Wer sich nicht mit den gesamten Kriterien der Standortanalyse auseinandersetzen will, sollte als erstes das Fazit dieser Auswertung anschauen. Denn dort werden üblicherweise die wichtigsten Faktoren noch einmal in aller Kürze zusammengefasst. Das sind:

  • Arbeitslosenquote,
  • Durchschnittsalter,
  • Bevölkerungswachstum,
  • Kaufkraftindex,
  • Einkommen

und einige weitere Standortfaktoren.
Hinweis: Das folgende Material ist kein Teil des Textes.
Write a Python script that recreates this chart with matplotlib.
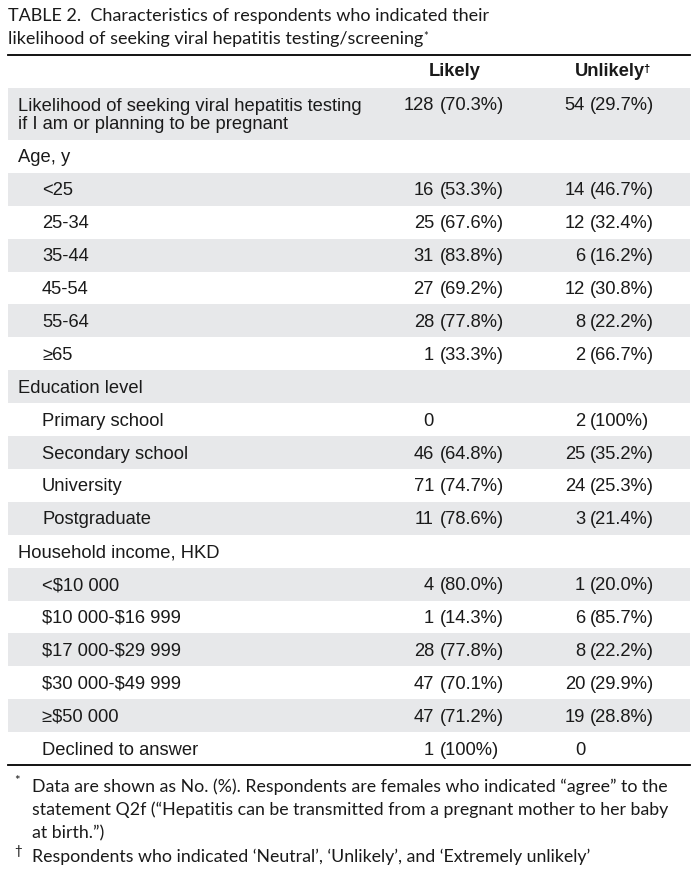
import matplotlib
matplotlib.use("Agg")
import matplotlib.pyplot as plt
from matplotlib.patches import Rectangle

plt.rcParams["text.parse_math"] = False

# table content
title_lines = ["TABLE 2.  Characteristics of respondents who indicated their",
               "likelihood of seeking viral hepatitis testing/screening"]
col_headers = ["Likely", "Unlikely"]

labels = ["Likelihood of seeking viral hepatitis testing\nif I am or planning to be pregnant",
          "Age, y", "<25", "25-34", "35-44", "45-54", "55-64", "\u226565",
          "Education level", "Primary school", "Secondary school", "University", "Postgraduate",
          "Household income, HKD", "<$10 000", "$10 000-$16 999", "$17 000-$29 999",
          "$30 000-$49 999", "\u2265$50 000", "Declined to answer"]
indent = [0, 0, 1, 1, 1, 1, 1, 1, 0, 1, 1, 1, 1, 0, 1, 1, 1, 1, 1, 1]
likely_n = [128, None, 16, 25, 31, 27, 28, 1, None, 0, 46, 71, 11, None, 4, 1, 28, 47, 47, 1]
likely_pct = ["70.3", None, "53.3", "67.6", "83.8", "69.2", "77.8", "33.3", None, None,
              "64.8", "74.7", "78.6", None, "80.0", "14.3", "77.8", "70.1", "71.2", "100"]
unlikely_n = [54, None, 14, 12, 6, 12, 8, 2, None, 2, 25, 24, 3, None, 1, 6, 8, 20, 19, 0]
unlikely_pct = ["29.7", None, "46.7", "32.4", "16.2", "30.8", "22.2", "66.7", None, "100",
                "35.2", "25.3", "21.4", None, "20.0", "85.7", "22.2", "29.9", "28.8", None]

footnote_marks = ["*", "\u2020"]
footnote_lines = [["Data are shown as No. (%). Respondents are females who indicated \u201cagree\u201d to the",
                   "statement Q2f (\u201cHepatitis can be transmitted from a pregnant mother to her baby",
                   "at birth.\u201d)"],
                  ["Respondents who indicated \u2018Neutral\u2019, \u2018Unlikely\u2019, and \u2018Extremely unlikely\u2019"]]

W, H = 695, 871
fig = plt.figure(figsize=(W / 100, H / 100), dpi=100)
ax = fig.add_axes([0, 0, 1, 1])
ax.set_xlim(0, W)
ax.set_ylim(H, 0)
ax.axis("off")

body = dict(family="Liberation Sans", fontsize=13.2, color="#1a1a1a")
gill = dict(family=["Lato", "DejaVu Sans"], color="#1a1a1a")
band = "#e7e8ea"
left, right = 8, 690

# title
for i, line in enumerate(title_lines):
    t = ax.text(8, 16 + i * 23, line, va="center", ha="left", fontsize=13.0, **gill)
ax.annotate("*", xy=(1, 1.0), xycoords=t, va="top", ha="left", fontsize=8, **gill)

ax.plot([left, right], [55, 55], color="black", lw=1.3)

# header
ax.text(455, 72, col_headers[0], ha="center", va="center", fontweight="bold", **body)
h2 = ax.text(610, 72, col_headers[1], ha="center", va="center", fontweight="bold", **body)
ax.annotate("\u2020", xy=(1, 0.95), xycoords=h2, xytext=(-1, 0), textcoords="offset points",
            va="top", ha="left", family="Liberation Sans", fontsize=8, fontweight="bold")

# rows
n1_x, p1_x = 434, 440
n2_x, p2_x = 585, 590
first_h = 52
row_h = (765 - 88 - first_h) / (len(labels) - 1)
top = 88
for i, lab in enumerate(labels):
    h = first_h if i == 0 else row_h
    if i % 2 == 0:
        ax.add_patch(Rectangle((left, top), right - left, h, color=band, lw=0))
    yc = top + h / 2
    ax.text(18 + 24 * indent[i], yc + 1.5, lab, ha="left", va="center", linespacing=1.15, **body)
    yv = top + 17 if i == 0 else yc + 1.5
    for n, p, nx, px in [(likely_n[i], likely_pct[i], n1_x, p1_x),
                         (unlikely_n[i], unlikely_pct[i], n2_x, p2_x)]:
        if n is None:
            continue
        ax.text(nx, yv, str(n), ha="right", va="center", **body)
        if p is not None:
            ax.text(px, yv, "(" + p + "%)", ha="left", va="center", **body)
    top += h

ax.plot([left, right], [765, 765], color="black", lw=1.3)

# footnotes
y = 787
for mark, lines in zip(footnote_marks, footnote_lines):
    ax.text(14, y - 6, mark, ha="left", va="center", fontsize=9.5, **gill)
    for line in lines:
        ax.text(32, y, line, ha="left", va="center", fontsize=12.8, **gill)
        y += 23
    y += 1
fig.savefig("out.png", dpi=100)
Mit diesen Angaben lassen sich Stärken und Schwächen sowie die damit verbundenen Chancen und Risiken für eine Arztpraxis auf einem Blick schon einmal grob einschätzen.

Standortanalyse bei der Praxiswertermittlung

Eine besondere Bedeutung hat die Standortanalyse bei der immateriellen Wertermittlung von Arztpraxen, dem sogenannten “Goodwill”. Denn mit ihr werden die oben erwähnten Patientenpotenziale im Einzugsgebiet, Bevölkerungsstruktur, Kaufkraft in der Region und im unmittelbaren Einzugsgebiet der Praxis, Lage der Praxis sowie die Konkurrenzsituation genau erfasst. 

Der Standortanalyse-Faktor “Goodwill” ist vereinfacht gesprochen das im übertragbaren Patientenstamm manifestierte Vertrauensverhältnis der Patienten zum abgebenden Arzt, welches mit dem Kauf auf den Erwerber oder die Erwerberin der Arztpraxis übertragen wird, so dass er darauf aufbauend zukünftige Einnahmen erzielen kann.  

Wie der Bundesgerichtshof 2011 bestätigt hat, gründet sich der “Goodwill” nicht ausschließlich auf der Basis der wirtschaftlichen Daten der Praxis, sondern ebenfalls auf immaterielle Faktoren wie Mitarbeiterstamm, Qualität des Standorts, Art und Zusammensetzung der Patienten, Konkurrenzsituation und weitere Faktoren, die auf einen Nachfolger oder eine Nachfolgerin einer Arztpraxis übertragbar sind. 

Darüber hinaus gilt, dass bei der modifizierten Ertragswertmethode nicht nur die Erträge aus der Vergangenheit zu übernehmen, sondern auch die künftigen Erträge abzuschätzen sind. Und um künftige Erträge einschätzen zu können, ist eine Zukunftsprognose anhand einer detaillierten und umfangreichen Standortanalyse ein essenzieller Bestandteil der Wertermittlung.